** Start of Collected material **
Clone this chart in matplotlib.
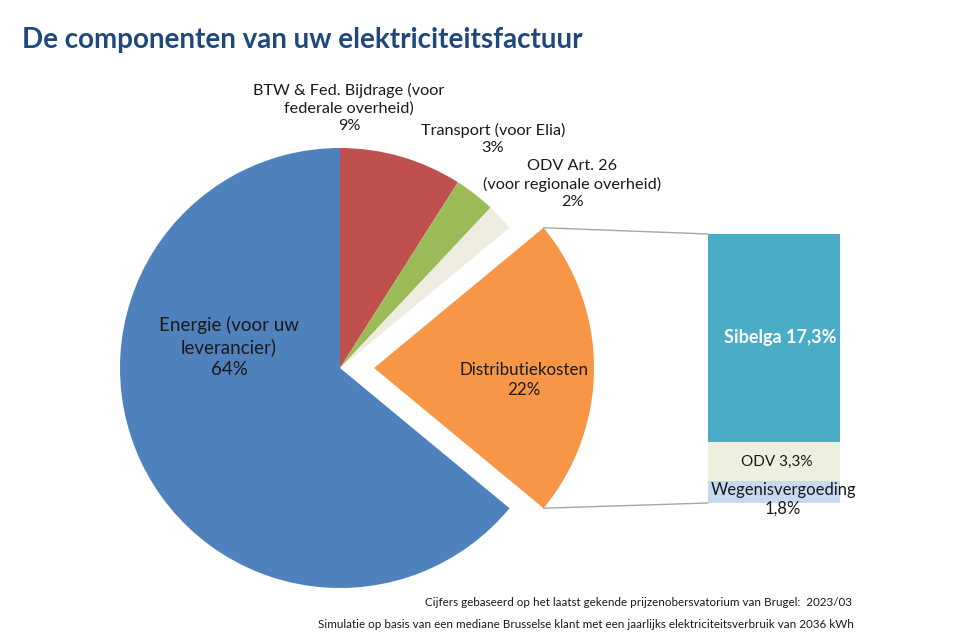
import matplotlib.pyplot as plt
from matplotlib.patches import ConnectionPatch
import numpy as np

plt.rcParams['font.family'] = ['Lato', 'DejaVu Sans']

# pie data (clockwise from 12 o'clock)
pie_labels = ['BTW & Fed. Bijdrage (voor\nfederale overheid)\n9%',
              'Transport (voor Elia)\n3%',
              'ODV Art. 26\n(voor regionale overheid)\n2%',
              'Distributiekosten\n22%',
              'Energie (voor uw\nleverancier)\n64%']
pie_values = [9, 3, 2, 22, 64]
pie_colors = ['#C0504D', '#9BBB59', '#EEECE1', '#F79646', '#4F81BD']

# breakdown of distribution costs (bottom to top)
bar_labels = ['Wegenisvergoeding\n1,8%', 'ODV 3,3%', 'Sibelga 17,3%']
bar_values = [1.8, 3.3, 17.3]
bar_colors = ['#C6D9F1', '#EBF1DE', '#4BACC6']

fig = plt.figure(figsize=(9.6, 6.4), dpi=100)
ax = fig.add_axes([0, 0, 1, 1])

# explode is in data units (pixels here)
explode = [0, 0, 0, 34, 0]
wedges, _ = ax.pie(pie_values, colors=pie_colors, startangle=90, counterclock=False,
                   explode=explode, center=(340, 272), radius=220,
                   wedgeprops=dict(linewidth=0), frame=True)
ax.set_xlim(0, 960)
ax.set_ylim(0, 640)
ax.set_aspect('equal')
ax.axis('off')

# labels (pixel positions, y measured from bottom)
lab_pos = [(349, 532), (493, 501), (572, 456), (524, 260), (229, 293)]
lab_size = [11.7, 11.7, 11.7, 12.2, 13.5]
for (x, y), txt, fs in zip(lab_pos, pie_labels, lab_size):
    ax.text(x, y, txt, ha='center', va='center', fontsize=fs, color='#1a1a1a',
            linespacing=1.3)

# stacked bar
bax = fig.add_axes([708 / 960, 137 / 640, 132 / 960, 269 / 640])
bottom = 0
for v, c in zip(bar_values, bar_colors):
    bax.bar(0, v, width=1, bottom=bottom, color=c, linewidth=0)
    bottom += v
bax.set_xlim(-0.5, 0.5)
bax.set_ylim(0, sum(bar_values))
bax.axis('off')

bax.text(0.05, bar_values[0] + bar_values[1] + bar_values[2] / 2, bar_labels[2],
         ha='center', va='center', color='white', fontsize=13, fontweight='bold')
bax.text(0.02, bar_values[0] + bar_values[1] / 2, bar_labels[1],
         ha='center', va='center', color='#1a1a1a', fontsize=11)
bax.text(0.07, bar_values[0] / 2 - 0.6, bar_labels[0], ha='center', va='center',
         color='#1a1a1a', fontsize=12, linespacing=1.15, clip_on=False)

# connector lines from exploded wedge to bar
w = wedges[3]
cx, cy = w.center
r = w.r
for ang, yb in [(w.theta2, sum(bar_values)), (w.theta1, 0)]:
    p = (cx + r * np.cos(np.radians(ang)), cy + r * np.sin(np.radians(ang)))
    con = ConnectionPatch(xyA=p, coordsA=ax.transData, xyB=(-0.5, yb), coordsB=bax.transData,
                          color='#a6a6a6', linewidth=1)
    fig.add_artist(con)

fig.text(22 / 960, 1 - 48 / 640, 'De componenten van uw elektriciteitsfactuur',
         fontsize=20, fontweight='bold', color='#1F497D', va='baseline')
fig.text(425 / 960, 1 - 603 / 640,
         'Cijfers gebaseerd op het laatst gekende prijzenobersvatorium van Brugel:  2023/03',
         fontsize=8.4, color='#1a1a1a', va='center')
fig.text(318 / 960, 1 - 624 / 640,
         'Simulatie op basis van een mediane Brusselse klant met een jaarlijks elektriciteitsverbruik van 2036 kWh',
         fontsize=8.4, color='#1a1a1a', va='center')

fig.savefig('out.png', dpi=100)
** End of Collected material **
== What is asked ==
Restate each line from the start of the listing through the line bearing "['#C0504D', '#9BBB59', '#EEECE1', '#F79646', '#4F81BD']" word for word. Drop the pictures.

== Exercise result ==
Clone this chart in matplotlib.
import matplotlib.pyplot as plt
from matplotlib.patches import ConnectionPatch
import numpy as np

plt.rcParams['font.family'] = ['Lato', 'DejaVu Sans']

# pie data (clockwise from 12 o'clock)
pie_labels = ['BTW & Fed. Bijdrage (voor\nfederale overheid)\n9%',
              'Transport (voor Elia)\n3%',
              'ODV Art. 26\n(voor regionale overheid)\n2%',
              'Distributiekosten\n22%',
              'Energie (voor uw\nleverancier)\n64%']
pie_values = [9, 3, 2, 22, 64]
pie_colors = ['#C0504D', '#9BBB59', '#EEECE1', '#F79646', '#4F81BD']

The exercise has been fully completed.